In recent days, I’ve seen a bit too much of this:
someCollection .stream() .map(e -> someFunction(e)) .collect(Collectors.toList()) .subList(0, 2);
Something is very wrong with the above example. Can you see it? No? Let me rename those variables for you.
hugeCollection .stream() .map(e -> superExpensiveMapping(e)) .collect(Collectors.toList()) .subList(0, 2);
Better now? Exactly. The above algorithm is O(N) when it could be O(1):
hugeCollection .stream() .limit(2) .map(e -> superExpensiveMapping(e)) .collect(Collectors.toList());
(Let’s assume the lack of explicit ordering is irrelevant)
I’m working mostly with SQL and helping companies tune their SQL (check out our training, btw) and as such, I’m always very eager to reduce the algorithmic complexity of queries. To some people, this seems like wizardry, but honestly, most of the time, it just boils down to adding a well placed index.

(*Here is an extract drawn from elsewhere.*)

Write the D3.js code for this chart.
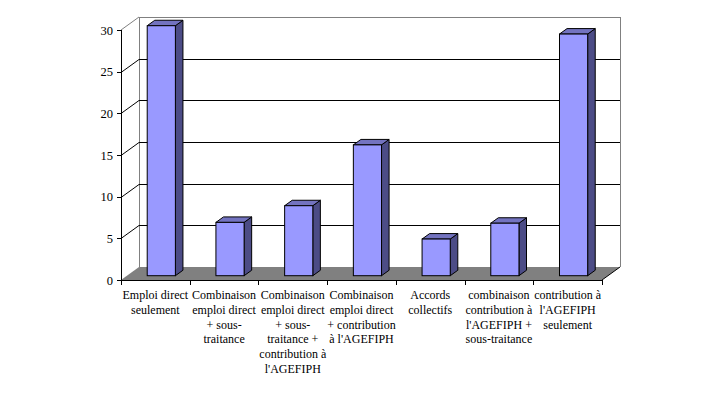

Because an index reduces the algorithmic complexity of a query algorithm from O(N) (scanning the entire table for matches) to O(log N) (scanning a B-tree index for the same matches).
Sidenote: Reducing algorithmic complexity is almost never premature optimisation. As your data set grows, bad complexity will always bite you!
The same is true for the above examples. Why would you ever traverse and transform an entire list of a huge amount of elements (N) with an expensive operation (superExpensiveMapping), when you really only need to do this only for the first two values?
SQL is a declarative language where the query optimiser gets this right automatically for you: It will (almost) always filter the data first (
WHERE clause), and only then transform it (
JOIN, GROUP BY,, etc).
Just as in SQL, when we hand-write our queries using Streams (and also in imperative programming), do always:
Filter First, Map Later
Your production system will thank you.